In this blog, we’ll explore what hypothesis testing is, its importance, the steps involved, and the most common tests used.


What is Hypothesis Testing?

Hypothesis testing is a statistical method that allows you to test an assumption (or hypothesis) about a population parameter. It involves comparing observed data against what you would expect under a specific hypothesis to determine whether the observed patterns could have occurred by chance.

Key Terminology

  1. Null Hypothesis (H₀):
    The assumption that there is no effect, no difference, or no relationship in the data. It serves as the default statement to be tested.
    Example: “There is no difference in average test scores between two teaching methods.”

  2. Alternative Hypothesis (H₁ or Ha):
    The claim that contradicts the null hypothesis. It states that there is an effect, a difference, or a relationship.
    Example: “The average test score is higher for students taught using the new method.”

  3. Significance Level (α):
    The threshold for rejecting the null hypothesis, usually set at 0.05 or 5%. This means there’s a 5% chance of concluding that a difference exists when it doesn’t.

  4. P-Value:
    The probability of obtaining results as extreme as the observed ones, assuming the null hypothesis is true.

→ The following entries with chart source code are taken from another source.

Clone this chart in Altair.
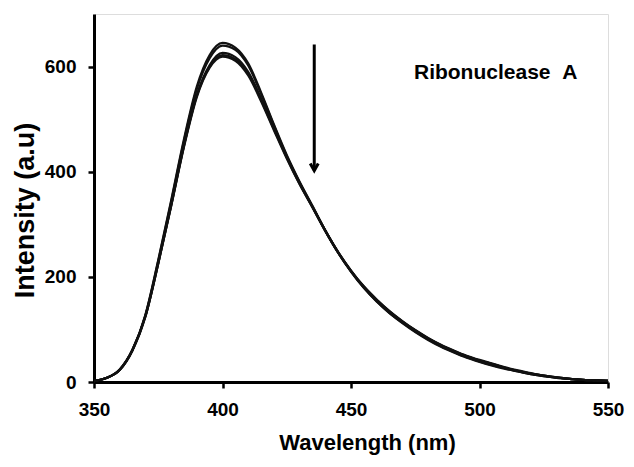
import altair as alt
import pandas as pd

wavelength = list(range(350, 551, 5))

curve_a = [2, 8, 24, 62, 128, 232, 345, 462, 562, 622, 645, 636, 606, 551, 490, 432, 381, 335, 288, 246, 210,
           179, 153, 131, 112, 95, 80, 67, 56, 46, 38, 31, 25, 20, 15, 11, 8, 6, 4, 3, 2]
curve_b = [2, 8, 24, 62, 127, 230, 342, 458, 557, 616, 640, 632, 602, 548, 488, 430, 380, 334, 288, 246, 210,
           179, 153, 131, 113, 96, 81, 68, 57, 47, 39, 32, 26, 20, 15, 11, 8, 6, 4, 3, 2]
curve_c = [2, 8, 23, 61, 125, 226, 336, 450, 546, 603, 626, 618, 590, 540, 483, 428, 378, 333, 288, 247, 212,
           181, 156, 134, 115, 98, 83, 70, 59, 49, 41, 34, 27, 21, 16, 12, 9, 6, 4, 3, 2]
curve_d = [2, 8, 23, 61, 125, 226, 335, 449, 544, 600, 622, 614, 586, 537, 481, 427, 377, 333, 288, 247, 212,
           182, 157, 135, 116, 99, 84, 71, 60, 50, 42, 35, 28, 22, 17, 12, 9, 6, 4, 3, 2]
curve_e = [2, 8, 23, 60, 124, 225, 334, 447, 542, 598, 619, 611, 583, 534, 479, 425, 376, 332, 287, 246, 211,
           181, 156, 134, 115, 98, 83, 70, 59, 49, 41, 34, 27, 21, 16, 12, 9, 6, 4, 3, 2]

curve_names = ["A", "B", "C", "D", "E"]
curves = [curve_a, curve_b, curve_c, curve_d, curve_e]

x_ticks = [350, 400, 450, 500, 550]
y_ticks = [0, 200, 400, 600]

arrow_x = [435.7]
arrow_top = [642]
arrow_tip = [402]

label_text = ["Ribonuclease\u00a0\u00a0A"]
label_x = [474.5]
label_y = [587]

rows = []
for name, vals in zip(curve_names, curves):
    for w, v in zip(wavelength, vals):
        rows.append({"wavelength": w, "intensity": v, "curve": name})
df = pd.DataFrame(rows)

arrow_df = pd.DataFrame({"x": arrow_x, "y": arrow_top, "y2": arrow_tip})
label_df = pd.DataFrame({"x": label_x, "y": label_y, "text": label_text})

FONT = "Liberation Sans"

xscale = alt.Scale(domain=[350, 550], nice=False, zero=False)
yscale = alt.Scale(domain=[0, 700], nice=False)

lines = alt.Chart(df).mark_line(color="#111111", strokeWidth=2.2, interpolate="monotone").encode(
    x=alt.X("wavelength:Q", scale=xscale,
            axis=alt.Axis(title="Wavelength (nm)", values=x_ticks, grid=False,
                          domainColor="black", domainWidth=3, tickColor="black", tickWidth=2.5, tickSize=6,
                          labelFont=FONT, labelFontSize=19, labelFontWeight="bold", labelColor="black",
                          labelPadding=12, labelFlush=False,
                          titleFont=FONT, titleFontSize=22, titleFontWeight="bold", titleColor="black",
                          titleX=273, titleY=67, titleBaseline="alphabetic", titleAnchor="start", titleAlign="center")),
    y=alt.Y("intensity:Q", scale=yscale,
            axis=alt.Axis(title="Intensity (a.u)", values=y_ticks, grid=False,
                          domainColor="black", domainWidth=3, tickColor="black", tickWidth=2.5, tickSize=6,
                          labelFont=FONT, labelFontSize=19, labelFontWeight="bold", labelColor="black",
                          labelPadding=12,
                          titleFont=FONT, titleFontSize=27, titleFontWeight="bold", titleColor="black",
                          titleX=-61, titleY=196, titleAngle=270, titleBaseline="alphabetic",
                          titleAlign="center", titleAnchor="start")),
    detail="curve:N",
)

shaft = alt.Chart(arrow_df).mark_rule(color="black", strokeWidth=3).encode(
    x=alt.X("x:Q", scale=xscale),
    y=alt.Y("y:Q", scale=yscale),
    y2="y2:Q",
)

head = alt.Chart(arrow_df).mark_point(
    shape="M -1 -1.8 L 0 0 L 1 -1.8", filled=False, stroke="black", strokeWidth=3, size=64, opacity=1
).encode(
    x=alt.X("x:Q", scale=xscale),
    y=alt.Y("y2:Q", scale=yscale),
)

label = alt.Chart(label_df).mark_text(
    font=FONT, fontSize=21, fontWeight="bold", color="black", align="left", baseline="middle"
).encode(
    x=alt.X("x:Q", scale=xscale),
    y=alt.Y("y:Q", scale=yscale),
    text="text:N",
)

chart = alt.layer(lines, shaft, head, label).properties(
    width=514, height=368,
    autosize=alt.AutoSizeParams(type="none"),
    padding={"left": 86, "top": 6, "right": 18, "bottom": 75},
).configure_view(stroke=None).configure(background="white")

chart.save("out.html", embed_options={"renderer": "svg", "actions": False})
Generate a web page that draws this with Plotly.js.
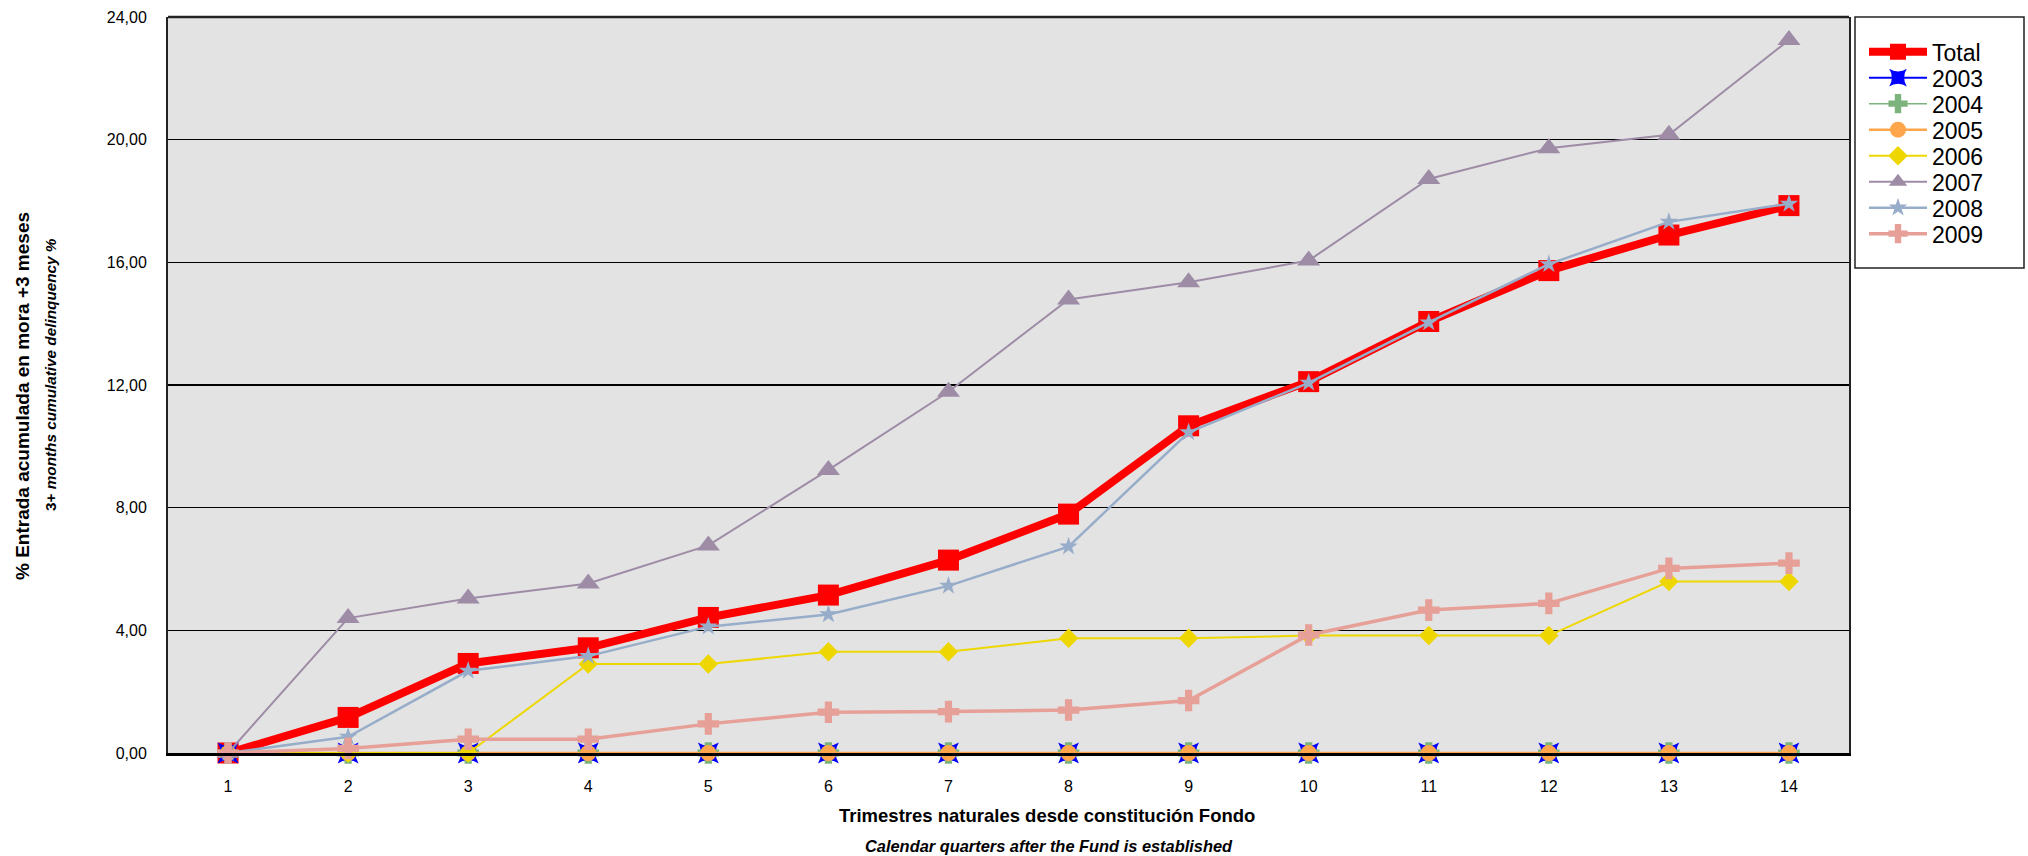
<!DOCTYPE html>
<html>
<head>
<meta charset="utf-8">
<script src="https://cdn.plot.ly/plotly-3.0.1.min.js"></script>
<style>
  html, body { margin: 0; padding: 0; background: #ffffff; }
  #chart { width: 2028px; height: 856px; }
</style>
</head>
<body>
<div id="chart"></div>
<script>
// ---- Data ----
const quarters = [1, 2, 3, 4, 5, 6, 7, 8, 9, 10, 11, 12, 13, 14];
const yTickVals = [0, 4, 8, 12, 16, 20, 24];

const seriesNames = ["Total", "2003", "2004", "2005", "2006", "2007", "2008", "2009"];

const total  = [0.00, 1.16, 2.92, 3.43, 4.42, 5.15, 6.29, 7.79, 10.67, 12.11, 14.07, 15.73, 16.89, 17.85];
const y2003  = [0, 0, 0, 0, 0, 0, 0, 0, 0, 0, 0, 0, 0, 0];
const y2004  = [0, 0, 0, 0, 0, 0, 0, 0, 0, 0, 0, 0, 0, 0];
const y2005  = [0, 0, 0, 0, 0, 0, 0, 0, 0, 0, 0, 0, 0, 0];
const y2006  = [0.00, 0.00, 0.00, 2.90, 2.90, 3.30, 3.30, 3.74, 3.74, 3.83, 3.83, 3.83, 5.59, 5.59];
const y2007  = [0.00, 4.40, 5.04, 5.53, 6.77, 9.23, 11.78, 14.79, 15.35, 16.06, 18.72, 19.72, 20.16, 23.25];
const y2008  = [0.00, 0.53, 2.68, 3.16, 4.12, 4.52, 5.45, 6.73, 10.46, 12.07, 14.04, 15.94, 17.32, 17.91];
const y2009  = [0.00, 0.15, 0.45, 0.45, 0.95, 1.33, 1.35, 1.40, 1.71, 3.85, 4.66, 4.88, 6.02, 6.19];

const yTitle1 = "% Entrada acumulada en mora +3 meses";
const yTitle2 = "3+ <i>months cumulative delinquency %</i>";
const xTitle1 = "Trimestres naturales desde constitución Fondo";
const xTitle2 = "Calendar quarters after the Fund is established";

// ---- Styles ----
const FONT = "Liberation Sans, Arial, Helvetica, sans-serif";
const styles = [
  {color: "#FF0000", width: 8,   symbol: "square",      size: 21},
  {color: "#0000FF", width: 2,   symbol: "star-square", size: 19},
  {color: "#7DB37D", width: 1.5, symbol: "cross",       size: 18},
  {color: "#FFA54C", width: 2.5, symbol: "circle",      size: 16},
  {color: "#EED700", width: 2,   symbol: "diamond",     size: 15},
  {color: "#9E8CA6", width: 2,   symbol: "triangle-up", size: 20},
  {color: "#97ADC9", width: 2.5, symbol: "star",        size: 14},
  {color: "#E6A097", width: 3.5, symbol: "cross",       size: 18}
];
const values = [total, y2003, y2004, y2005, y2006, y2007, y2008, y2009];

// plot area in pixels (for placing paper-referenced decorations)
const PL = 168, PR = 1849, PT = 17, PB = 753;
const PW = PR - PL, PH = PB - PT;
const px = v => (v - PL) / PW;
const py = v => (PB - v) / PH;

const legendIds = values.map((_, i) => i === 0 ? "legend" : "legend" + (i + 1));

const traces = values.map((vals, i) => ({
  type: "scatter",
  mode: "lines+markers",
  name: seriesNames[i],
  legend: legendIds[i],
  x: quarters,
  y: vals,
  cliponaxis: false,
  line: {color: styles[i].color, width: styles[i].width},
  marker: {color: styles[i].color, symbol: styles[i].symbol, size: styles[i].size,
           line: {width: 0}}
}));

const layout = {
  width: 2028,
  height: 856,
  margin: {l: PL, r: 2028 - PR, t: PT, b: 856 - PB, pad: 0},
  paper_bgcolor: "#ffffff",
  plot_bgcolor: "#E3E3E3",
  font: {family: FONT, color: "#000000", size: 16},
  showlegend: true,
  xaxis: {
    type: "linear",
    range: [0.5, 14.5],
    tickvals: quarters,
    ticktext: quarters.map(String),
    ticks: "",
    ticklabelstandoff: 17,
    showgrid: false,
    zeroline: false,
    showline: true,
    linecolor: "#000000",
    linewidth: 3,
    tickfont: {family: FONT, size: 16, color: "#000000"},
    fixedrange: true
  },
  yaxis: {
    range: [0, 24],
    tickvals: yTickVals,
    tickformat: ".2f",
    ticks: "",
    ticklabelstandoff: 16,
    showgrid: true,
    gridcolor: "#000000",
    gridwidth: 1.5,
    zeroline: false,
    showline: true,
    mirror: true,
    linecolor: "#222222",
    linewidth: 2,
    tickfont: {family: FONT, size: 16, color: "#000000"},
    fixedrange: true
  },
  separators: ",.",
  shapes: [
    {type: "line", xref: "paper", yref: "paper", x0: 0, x1: 1, y0: 1, y1: 1,
     line: {color: "#222222", width: 2.5}},
    {type: "rect", xref: "paper", yref: "paper",
     x0: px(1855), x1: px(2024), y0: py(268), y1: py(17),
     line: {color: "#222222", width: 1.5}, fillcolor: "rgba(0,0,0,0)", layer: "above"}
  ],
  annotations: [
    {text: "<b>" + yTitle1 + "</b>", xref: "paper", yref: "paper",
     x: px(22), y: py(396), xanchor: "center", yanchor: "middle",
     textangle: -90, showarrow: false, font: {family: FONT, size: 19, color: "#000"}},
    {text: "<b>" + yTitle2 + "</b>", xref: "paper", yref: "paper",
     x: px(50), y: py(375), xanchor: "center", yanchor: "middle",
     textangle: -90, showarrow: false, font: {family: FONT, size: 15.3, color: "#000"}},
    {text: "<b>" + xTitle1 + "</b>", xref: "paper", yref: "paper",
     x: px(1047), y: py(815), xanchor: "center", yanchor: "middle",
     showarrow: false, font: {family: FONT, size: 18.5, color: "#000"}},
    {text: "<b><i>" + xTitle2 + "</i></b>", xref: "paper", yref: "paper",
     x: px(1049), y: py(846), xanchor: "center", yanchor: "middle",
     showarrow: false, font: {family: FONT, size: 16.4, color: "#000"}}
  ]
};

// one single-item legend per series, stacked 26 px apart inside the box
legendIds.forEach((id, i) => {
  layout[id] = {
    x: px(1864), xanchor: "left",
    y: py(51.7 + 26 * i), yanchor: "middle",
    bgcolor: "rgba(0,0,0,0)",
    borderwidth: 0,
    font: {family: FONT, size: 23, color: "#000000"},
    itemwidth: 58
  };
});

Plotly.newPlot("chart", traces, layout, {displayModeBar: false, staticPlot: true});
</script>
</body>
</html>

A small p-value (typically < 0.05) indicates strong evidence against H₀.

  5. Type I Error:
    Rejecting the null hypothesis when it is true (false positive).

  6. Type II Error:
    Failing to reject the null hypothesis when it is false (false negative).


Steps in Hypothesis Testing

  1. State the Hypotheses
    Clearly define the null and alternative hypotheses.

    Example:

    • H₀: μ₁ = μ₂ (No difference in means)
    • H₁: μ₁ ≠ μ₂ (Means are different)
  2. Set the Significance Level (α)
    Choose a threshold, commonly 0.05 or 0.01, depending on the required rigor of the analysis.

  3. Collect Data and Choose a Test
    Gather data and decide on the appropriate statistical test based on data type and research question.

  4. Calculate the Test Statistic
    Perform the statistical test (e.g., t-test, chi-square test) to compute the test statistic.

  5. Compare P-Value with α

    • If p-value < α: Reject H₀ (evidence supports H₁).
    • If p-value ≥ α: Fail to reject H₀ (insufficient evidence to support H₁).
  6. Draw a Conclusion
    Interpret the results in the context of your research question.


Common Types of Hypothesis Tests

  1. Z-Test
    Used when the sample size is large (n > 30) and the population standard deviation is known.

  2. T-Test

    • One-Sample T-Test: Tests whether the mean of a single group differs from a known value.
    • Independent T-Test: Compares means of two independent groups.
    • Paired T-Test: Compares means of the same group at different times.
  3. Chi-Square Test
    Used to test relationships between categorical variables.

  4. ANOVA (Analysis of Variance)
    Compares means across three or more groups to see if at least one group differs significantly.

  5. Correlation and Regression Tests
    Measure the strength and direction of relationships between variables.


Example of Hypothesis Testing

Scenario: A company wants to know if a new training program improves employee productivity.

  1. Null Hypothesis (H₀): The training program has no effect on productivity.
  2. Alternative Hypothesis (H₁): The training program improves productivity.
  3. Significance Level (α): 0.05
  4. Data Collection: Measure productivity before and after training for a sample of employees.
  5. Test: Conduct a paired t-test.
  6. Result: If the p-value is 0.02, reject H₀ since 0.02 < 0.05.
  7. Conclusion: The training program significantly improves productivity.

Applications of Hypothesis Testing

  1. Healthcare: Testing the effectiveness of new drugs or treatments.
  2. Business: Analyzing the impact of marketing campaigns on sales.
  3. Manufacturing: Ensuring the quality of production processes.
  4. Education: Evaluating the effectiveness of new teaching methods.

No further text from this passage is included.